I read a good explanation of how this works and it goes something like this; lets pretend that Holyrood is responsible for just three things and treasury decides to cut funding for all three of these areas in England by 10%. In this instance the block grant to Scotland for provision of these services will be cut by 10%. If the treasury decides to cut just one of the areas by 10%, leaving the others unaltered, the block grant falls by 3.3%. In each case it is up to the Holyrood parliament then decides whether to cut the service by an amount equal to the reduction in the block grant or to spread the deficit across the services or to make up the shortfall from elsewhere. This is the way the devolved administration works under a block grant system. The point here though is to see that decisions made in Westminster do affect services in Scotland. To put names to services, imagine they are NHS, education and policing. All devolved services. The treasury will put forward proposals for spending in these areas for England. Westminster MPs will debate the issue but Scottish MPs will be unable to vote as they are English matters. But these English matters do affect Scotland in terms of the allocation of block grant. Do you see the problem here? The relationship between England and Scotland will change from one where we pool our resources then ALL MPs decide how the spending is allocated to one where only English MPs decide on these key issues.
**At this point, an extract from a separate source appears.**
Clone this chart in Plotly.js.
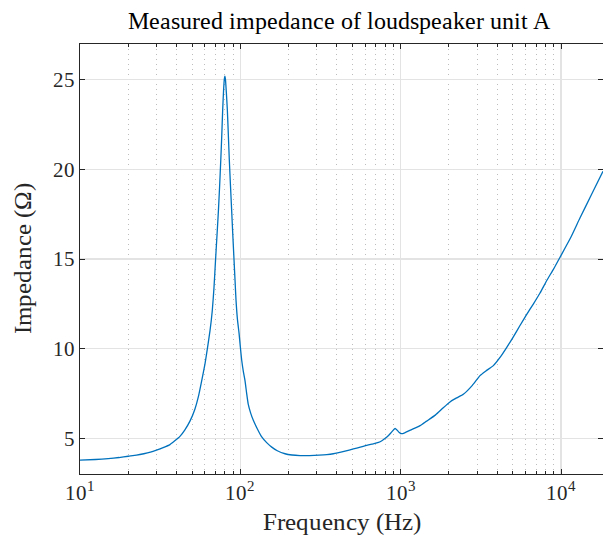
<!DOCTYPE html>
<html>
<head>
<meta charset="utf-8">
<script src="https://cdn.plot.ly/plotly-3.0.1.min.js"></script>
<style>
@font-face { font-family: 'RefSerif'; src: local('Liberation Serif'), local('LiberationSerif'), local('LiberationSerif-Regular'), local('DejaVu Serif'), local('DejaVuSerif'), local('Times New Roman'); }
html,body{margin:0;padding:0;background:#fff;}#chart{width:603px;height:542px;}
</style>
</head>
<body>
<div id="chart"></div>
<script>
const freqHz = [10,12.5,15,17.5,20,22.5,25,27.5,30,33,36.4,39,42,45,48.5,52,54.7,57.4,60.2,62.3,64.7,66.8,68.5,70,71.5,73,74.3,75.5,76.6,77.6,78.6,79.4,80.1,80.8,81.8,83,84.2,85.4,86.8,88.3,89.8,91.4,92.8,94,96,98.2,100,102,104.5,107,109.5,112,116,120.5,128,136,146,157,170,190,210,236,270,310,346,380,450,507,560,614,661,700,745,790,840,880,923,950,980,1013,1060,1150,1322,1452,1650,1845,2050,2237,2460,2800,3126,3400,3785,4200,4590,5000,5560,6100,6734,7400,8150,9000,9862,11500,13150,15500,18280];
const impedanceOhm = [3.77,3.81,3.86,3.92,3.99,4.05,4.13,4.22,4.33,4.47,4.64,4.85,5.1,5.45,5.95,6.6,7.3,8.2,9.15,10.0,11.0,12.1,13.4,14.9,16.3,17.7,19.1,20.5,21.9,23.3,24.4,25.0,25.2,25.0,24.3,23.3,21.9,20.5,19.1,17.7,16.3,14.9,13.7,12.7,11.6,10.85,10.1,9.35,8.7,8.2,7.5,6.9,6.4,6.0,5.5,5.07,4.75,4.5,4.3,4.13,4.06,4.03,4.03,4.05,4.08,4.13,4.28,4.4,4.5,4.6,4.67,4.72,4.8,4.95,5.15,5.35,5.54,5.45,5.32,5.25,5.3,5.45,5.7,5.95,6.3,6.7,7.05,7.25,7.45,7.95,8.49,8.75,9.05,9.55,10.07,10.6,11.3,11.9,12.5,13.1,13.8,14.45,15.1,16.2,17.3,18.6,19.9];
const xMajorTicks = [10,100,1000,10000];
const xMajorLabels = ["10<sup>1</sup>","10<sup>2</sup>","10<sup>3</sup>","10<sup>4</sup>"];
const xMinorTicks = [20,30,40,50,60,70,80,90,200,300,400,500,600,700,800,900,2000,3000,4000,5000,6000,7000,8000,9000];
const yTicks = [5,10,15,20,25];

const font = "RefSerif, 'Liberation Serif', 'DejaVu Serif', serif";
const trace = {
  x: freqHz, y: impedanceOhm, type: 'scatter', mode: 'lines',
  line: {color: '#0072BD', width: 1.3, shape: 'spline', smoothing: 0.5}, hoverinfo: 'skip'
};
const layout = {
  width: 603, height: 542,
  margin: {l: 80, r: 0, t: 44, b: 68},
  paper_bgcolor: '#fff', plot_bgcolor: '#fff',
  showlegend: false,
  font: {family: font},
  title: {text: 'Measured impedance of loudspeaker unit A', font: {family: font, size: 24, color: '#000'},
          x: 0.562, xanchor: 'center', y: 0.962, yanchor: 'middle'},
  xaxis: {
    type: 'log', range: [1, Math.log10(18280)],
    tickmode: 'array', tickvals: xMajorTicks, ticktext: xMajorLabels,
    ticks: 'inside', ticklen: 5, tickcolor: '#262626', tickwidth: 1,
    showline: true, linecolor: '#262626', linewidth: 1, mirror: 'ticks',
    showgrid: true, gridcolor: '#e3e3e3', gridwidth: 1.2,
    minor: {tickmode: 'array', tickvals: xMinorTicks, showgrid: true, gridcolor: '#bdbdbd', griddash: '1px,4px', gridwidth: 1,
            ticks: 'inside', ticklen: 3, tickcolor: '#262626'},
    tickfont: {family: font, size: 21, color: '#262626'},
    title: {text: 'Frequency (Hz)', font: {family: font, size: 25, color: '#262626'}, standoff: 8},
    zeroline: false
  },
  yaxis: {
    range: [3, 27],
    tickmode: 'array', tickvals: yTicks,
    ticks: 'inside', ticklen: 5, tickcolor: '#262626',
    showline: true, linecolor: '#262626', linewidth: 1, mirror: 'ticks',
    showgrid: true, gridcolor: '#e3e3e3', gridwidth: 1.2,
    tickfont: {family: font, size: 21, color: '#262626'},
    title: {text: 'Impedance (Ω)', font: {family: font, size: 25, color: '#262626'}, standoff: 14},
    zeroline: false
  }
};
Plotly.newPlot('chart', [trace], layout, {staticPlot: true, displayModeBar: false});
</script>
</body>
</html>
And surely it wouldn’t be too long before the parliament in Westminster started to wonder just what use these second-class Scottish MPs really were? Westminster will be acting as an English Parliament with Scotland having representation but no voting rights. Perhaps at that point England would be looking to sever relations?
The situation post referendum will not be as it is now, in Scotland or in England. There is a lot of talk about what Scotland might look like after a Yes vote but the debate needs to widen so that there is a better understanding of how the political and constitutional landscape will change should the voters say No.